The Dow Jones Industrial Average on Tuesday closed at the lowest level in a week, as worries about the debt ceiling negotiations in Washington outweighed data suggesting economic growth remains resilient, while yields on Treasury bills maturing between early and mid-June climbed toward 6% on Tuesday.
How stocks traded
On Monday, the Dow fell 140 points, or 0.42%, to 33287, the S&P 500 increased 1 points, or 0.02%, to 4193, and the Nasdaq Composite gained 63 points, or 0.5%, to 12721.
What drove markets
Stocks fell Tuesday as House Speaker Kevin McCarthy reportedly told Republicans that debt-limit talks still have some distance to go, according to a report by Bloomberg.
McCarthy also told Republicans that the White House and the Congress are “not anywhere near close” to a deal, according to Bloomberg citing Republican Representative Ralph Norman and another person who was in the room.
President Joe Biden and McCarthy on Monday failed to reach a deal on raising the debt ceiling, while they struck a somewhat upbeat tone. More talks are planned.

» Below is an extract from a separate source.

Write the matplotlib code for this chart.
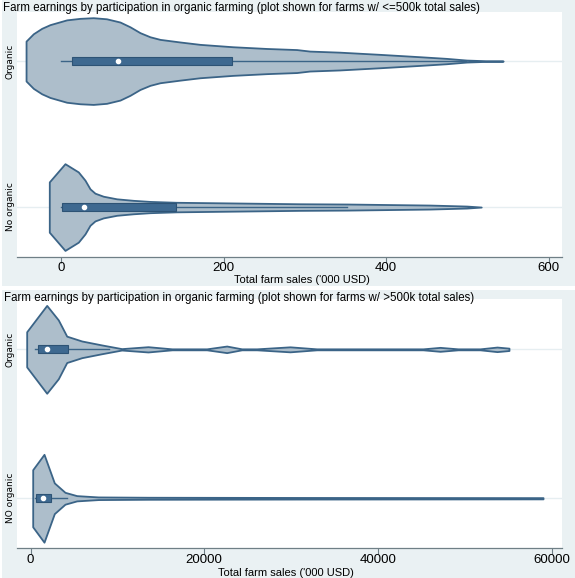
import matplotlib
matplotlib.use("Agg")
import matplotlib.pyplot as plt
import numpy as np
from matplotlib.patches import Rectangle

# --- data ---
groups_top = ["Organic", "No organic"]
groups_bottom = ["Organic", "NO organic"]

# panel 1 (farms w/ <=500k), sales in '000 USD, density as relative half-width
p1_org_vals = [-43, -34, -23.7, -13.5, 7, 23.4, 39.7, 56, 72.6, 84.9, 97.2, 109.5, 121.8,
               146.4, 171, 211.5, 253.4, 290, 306, 343, 392, 441.6, 474, 499, 523.6, 544]
p1_org_dens = [0.46, 0.63, 0.755, 0.84, 0.95, 0.985, 1.0, 0.975, 0.90, 0.79, 0.655, 0.56, 0.50,
               0.44, 0.385, 0.33, 0.29, 0.265, 0.23, 0.205, 0.155, 0.10, 0.062, 0.023, 0.007, 0.0]
p1_no_vals = [-14.4, 4.9, 21.3, 29.5, 35.7, 41.8, 52, 68.5, 89, 109.5, 142.3,
              294, 352, 454, 499, 517]
p1_no_dens = [0.58, 1.0, 0.81, 0.62, 0.42, 0.32, 0.25, 0.19, 0.155, 0.13, 0.11,
              0.076, 0.07, 0.046, 0.023, 0.0]

# box stats: (lower whisker, q1, median, q3, upper whisker)
p1_org_box = [0, 14, 70, 210, 498]
p1_no_box = [0, 1, 28, 141, 352]

# panel 2 (farms w/ >500k)
p2_org_vals = [-440, 1865, 3200, 4170, 5900, 8200, 10500, 13530, 16290, 20290, 22590,
               24320, 26050, 29880, 32950, 45190, 47150, 49220, 51760, 53710, 55090]
p2_org_dens = [0.40, 1.0, 0.67, 0.30, 0.19, 0.10, 0.016, 0.06, 0.011, 0.011, 0.075,
               0.011, 0.011, 0.057, 0.011, 0.011, 0.045, 0.011, 0.011, 0.052, 0.027]
p2_no_vals = [253, 1555, 2740, 3970, 5320, 7800, 13530, 31030, 59010]
p2_no_dens = [0.65, 1.0, 0.35, 0.135, 0.06, 0.03, 0.023, 0.018, 0.014]

p2_org_box = [520, 900, 1930, 4350, 9000]
p2_no_box = [520, 630, 1475, 2330, 4170]

p1_ticks = [0, 200, 400, 600]
p2_ticks = [0, 20000, 40000, 60000]

BG = "#eaf1f3"
FILL = "#adbecb"
EDGE = "#3b6487"
BOX = "#3e6990"
BOXEDGE = "#2d5375"
AXC = "#6f7f86"
FONT = "Liberation Sans"

W, H = 575, 578
fig = plt.figure(figsize=(W / 100, H / 100), dpi=100)
fig.patches.append(Rectangle((0.004, 1 - 286 / H), 0.996, 286 / H, transform=fig.transFigure,
                             facecolor=BG, edgecolor="none", zorder=-10))
fig.patches.append(Rectangle((0.004, 0), 0.996, 1 - 289.5 / H, transform=fig.transFigure,
                             facecolor=BG, edgecolor="none", zorder=-10))


def violin_panel(ax, profiles, boxes, labels, maxw, xlim, ylim, ticks):
    for pos, (vals, dens), box in zip(range(len(labels)), profiles, boxes):
        ax.axhline(pos, color="#e6eef1", lw=1, zorder=0)
        v = np.array(vals, dtype=float)
        d = np.array(dens, dtype=float) * maxw
        ax.fill_between(v, pos - d, pos + d, facecolor=FILL, edgecolor=EDGE, lw=1.3, zorder=2)
        lo, q1, med, q3, hi = box
        ax.plot([lo, hi], [pos, pos], color=EDGE, lw=1.0, zorder=3)
        bh = 0.027
        ax.add_patch(Rectangle((q1, pos - bh), q3 - q1, 2 * bh, facecolor=BOX,
                               edgecolor=BOXEDGE, lw=0.8, zorder=4))
        ax.plot([med], [pos], marker="o", ms=3.0, mfc="white", mec="white", zorder=5)
    ax.set_xlim(*xlim)
    ax.set_ylim(*ylim)
    ax.set_yticks(range(len(labels)))
    ax.set_yticklabels(labels, rotation=90, va="center", fontsize=6.5,
                       family="Liberation Sans Narrow")
    ax.tick_params(axis="y", length=0, pad=1.5)
    ax.set_xticks(ticks)
    ax.set_xticklabels([str(t) for t in ticks], fontsize=9.5, family=FONT)
    ax.tick_params(axis="x", length=4, width=0.8, color=AXC, pad=0)
    for s in ["top", "right", "left"]:
        ax.spines[s].set_visible(False)
    ax.spines["bottom"].set_color(AXC)
    ax.spines["bottom"].set_linewidth(0.9)
    ax.set_facecolor("white")


ax1 = fig.add_axes([16.7 / W, 1 - 256.7 / H, 545 / W, 244.4 / H])
violin_panel(ax1, [(p1_org_vals, p1_org_dens), (p1_no_vals, p1_no_dens)],
             [p1_org_box, p1_no_box], groups_top, 0.297, (-54.5, 616), (1.34, -0.334), p1_ticks)

ax2 = fig.add_axes([16.7 / W, 1 - 548.3 / H, 545 / W, 249.3 / H])
violin_panel(ax2, [(p2_org_vals, p2_org_dens), (p2_no_vals, p2_no_dens)],
             [p2_org_box, p2_no_box], groups_bottom, 0.295, (-1590, 61160), (1.336, -0.338), p2_ticks)

fig.text(3 / W, 1 - 8.3 / H,
         "Farm earnings by participation in organic farming (plot shown for farms w/ <=500k total sales)",
         fontsize=8.3, family=FONT, va="center", ha="left")
fig.text(4 / W, 1 - 297.7 / H,
         "Farm earnings by participation in organic farming (plot shown for farms w/ >500k total sales)",
         fontsize=8.3, family=FONT, va="center", ha="left")
fig.text(302 / W, 1 - 279.8 / H, "Total farm sales ('000 USD)", fontsize=8.0, family=FONT,
         va="center", ha="center")
fig.text(286 / W, 1 - 573.5 / H, "Total farm sales ('000 USD)", fontsize=8.0, family=FONT,
         va="center", ha="center")

fig.savefig("out.png", dpi=100)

On Monday, Treasury Secretary Janet Yellen reiterated that the U.S. won’t be able to pay all its bills by early June, and as soon as June 1, if Congress doesn’t raise the debt ceiling. One think tank’s projections Tuesday said the “X-Date” could arrive on June 2
“The debt ceiling seems to be the only market driver,” said Stephen Innes, managing partner at SPI Asset Management.
Stresses have been building in government bond markets, pushing up short-term yields and the price of debt insurance, as traders express concern about the impact on markets should Yellen’s feared scenario come to pass.
The yield on the six-month Treasury bill went up Tuesday to as high as 5.41%, marking the highest level since 2000. Yields on Treasury bills maturing between early and mid-June rose toward 6% on Tuesday.
Treasury traders are pricing a potential default of U.S. government debt, hawkish comments from Federal Reserve officials, and a possible recession, noted Rajeev Sharma, managing director of fixed income investments at Key Private Bank.
At the same time, the economy keeps growing as inflation slowly cools though recession fears are still prevalent.
The S&P Flash U.S. services-sector index hit a 13-month high, up 55.1 in May from 53.6 in April. The S&P U.S. manufacturing sector index, meanwhile, slipped to 51 from 52.4, though it was still higher than Wall Street forecasters predicted.
New home sales climbed 4.1%, according to the Commerce Department. The 683,000 annual rate of sales in April beat expectations for 669,000.
“The market is bending but it hasn’t broke. That’s good to the updside,” said Ken Mahoney, president and CEO of Mahoney Asset Management. “If you are a bear, you’ve got be very frustrated.”
Mahoney thinks a debt ceiling deal will ultimately come in Congress and the Federal Reserve might pause its interest rate hikes at the upcoming June meeting. By and large, the first quarter earnings reporting season was rosier than some expected – and then there’s the real opportunities that lay ahead for companies using AI, he noted.